Le projet Azostimer, porté par le groupe Roullier, vise à mettre au point des extraits d'algues améliorant la capacité des plantes à absorber l'azote des engrais. « Les plantes ne fixent que 40 à 60 % de l'azote, avec des conséquences sur la pollution des eaux par les nitrates et sur les gaz à effet de serre », rappelle Jean-Claude Yvin, directeur de la R %26 D agrofourniture chez Roullier. Le groupe propose déjà un produit à base d'algues brunes favorisant l'activité des transporteurs d'azote des plantes. Mais le gain de fixation, inférieur à 10 %, demeure insuffisant. « Soumises à des stress importants, les algues se sont adaptées et ont développé de nombreuses propriétés intéressantes à exploiter », explique Jean-Claude Yvin. C'est avec l'Inra que Roullier mènera cette recherche de nouvelles molécules. En parallèle, le groupe souhaite identifier les inhibiteurs de la transformation des formes azotées en nitrates, afin de réduire la lixiviation et laisser le temps à la plante de consommer les ressources azotées disponibles. Si, en plus, on peut connaître et anticiper le déficit en azote de la plante grâce à un capteur fluorescent, également en développement, on peut lui apporter l'intrant au bon moment et à la bonne dose. La combinaison des trois stratégies réduit ainsi fortement l'impact des cultures et les coûts.

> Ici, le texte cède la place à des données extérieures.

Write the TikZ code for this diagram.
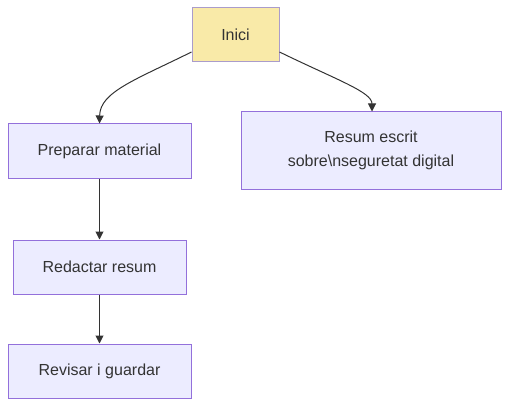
\documentclass[tikz,border=0pt]{standalone}
\usepackage{fontspec}
\setmainfont{Liberation Sans}
\usetikzlibrary{arrows.meta}
\definecolor{boxfill}{HTML}{ECECFF}
\definecolor{boxline}{HTML}{9370DB}
\definecolor{startfill}{HTML}{F9EAA8}
\definecolor{startline}{HTML}{AA9CCB}
\definecolor{txt}{HTML}{333333}
\tikzset{
  flowbox/.style={draw=boxline, fill=boxfill, line width=1pt, inner sep=0pt,
    font=\fontsize{16}{24}\selectfont, text=txt, align=center},
  startbox/.style={flowbox, draw=startline, fill=startfill},
  link/.style={draw=txt, line width=1pt, -{Triangle[length=8pt,width=8pt]}}
}
\begin{document}
\begin{tikzpicture}[x=1pt,y=-1pt]
\useasboundingbox (0,0) rectangle (510,406);
\node[startbox, minimum width=87pt, minimum height=54pt] (inici) at (235.5,35) {Inici};
\node[flowbox, minimum width=183pt, minimum height=54pt] (prep) at (99.5,151) {Preparar material};
\node[flowbox, minimum width=260pt, minimum height=77pt] (resum) at (371,150.5) {Resum escrit\\sobre\textbackslash nseguretat digital};
\node[flowbox, minimum width=173pt, minimum height=54pt] (red) at (99.5,267) {Redactar resum};
\node[flowbox, minimum width=183pt, minimum height=54pt] (rev) at (99.5,371) {Revisar i guardar};
\coordinate (a1) at ([yshift=-17pt]inici.west);
\coordinate (a2) at ([yshift=-17pt]inici.east);
\draw[link] (a1) .. controls (135,80) and (100,92) .. (prep.north);
\draw[link] (a2) .. controls (337,80) and (372,92) .. ([xshift=1pt]resum.north);
\draw[link] (prep) -- (red);
\draw[link] (red) -- (rev);
\end{tikzpicture}
\end{document}
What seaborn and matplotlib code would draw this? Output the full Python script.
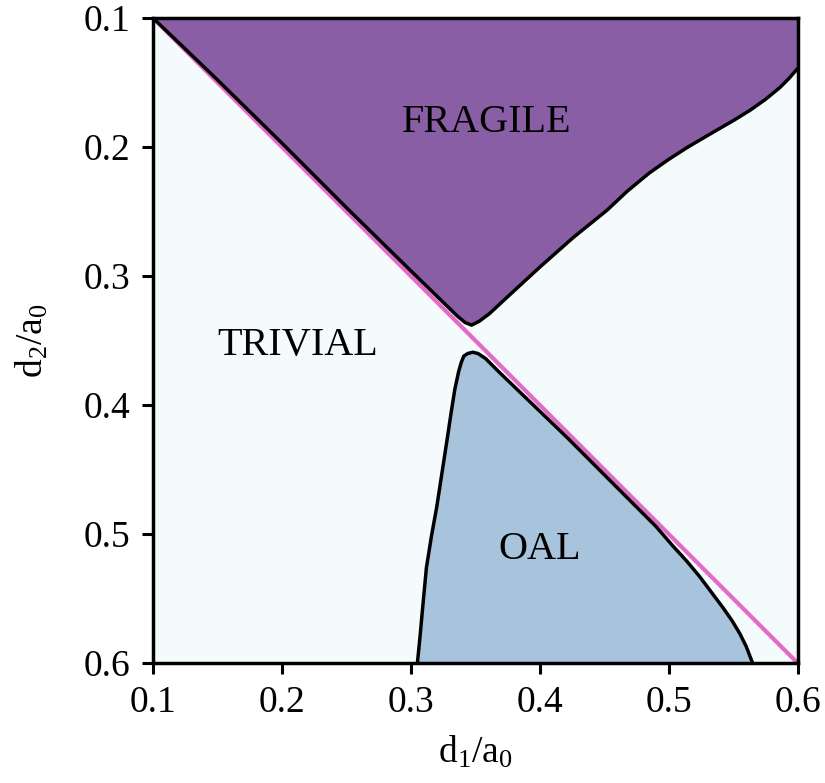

Autre approche, complémentaire : réduire l'usage des fongicides et pesticides, soit en utilisant des substituts biologiques qui agissent directement sur le pathogène, soit en stimulant la défense naturelle des plantes, par des sortes de « vaccins » appelés éliciteurs. Le projet Innovaralgue, porté par Goëmar et l'Irma, mènera des investigations sur les deux terrains. Mais Goëmar dispose déjà d'une compétence reconnue en matière d'éliciteurs avec deux produits à base d'algues (la gamme Iodus) destinés à la protection des céréales et de quelques cultures spécialisées. « Notre objectif est d'identifier de nouvelles molécules (des oligosaccharides) pour traiter d'autres cultures maraîchères », souligne Jean-Marie Joubert, directeur du développement de Goëmar. Les méthodes d'extraction déjà maîtrisées seront, si nécessaire, adaptées aux nouvelles molécules. Le champ de recherche est en tout cas vaste, car les algues sont extrêmement riches en molécules. Il faut trouver les bons extraits, qui associent efficacité et rendement. Mais Jean-Marie Joubert est confiant et espère élargir son offre d'éliciteurs d'ici deux à trois ans, homologation comprise. Sur le plan des ressources, aucun obstacle ne semble s'opposer au développement de multiples offres : d'autres existent déjà ou sont en cours de développement, par exemple chez Olmix ou chez Tribo Technologies. Extrêmement nombreuses et présentes en très grand volume sur les côtes françaises et européennes, les algues ont en effet une capacité de régénération très rapide, ce qui ouvre des perspectives économiques intéressantes.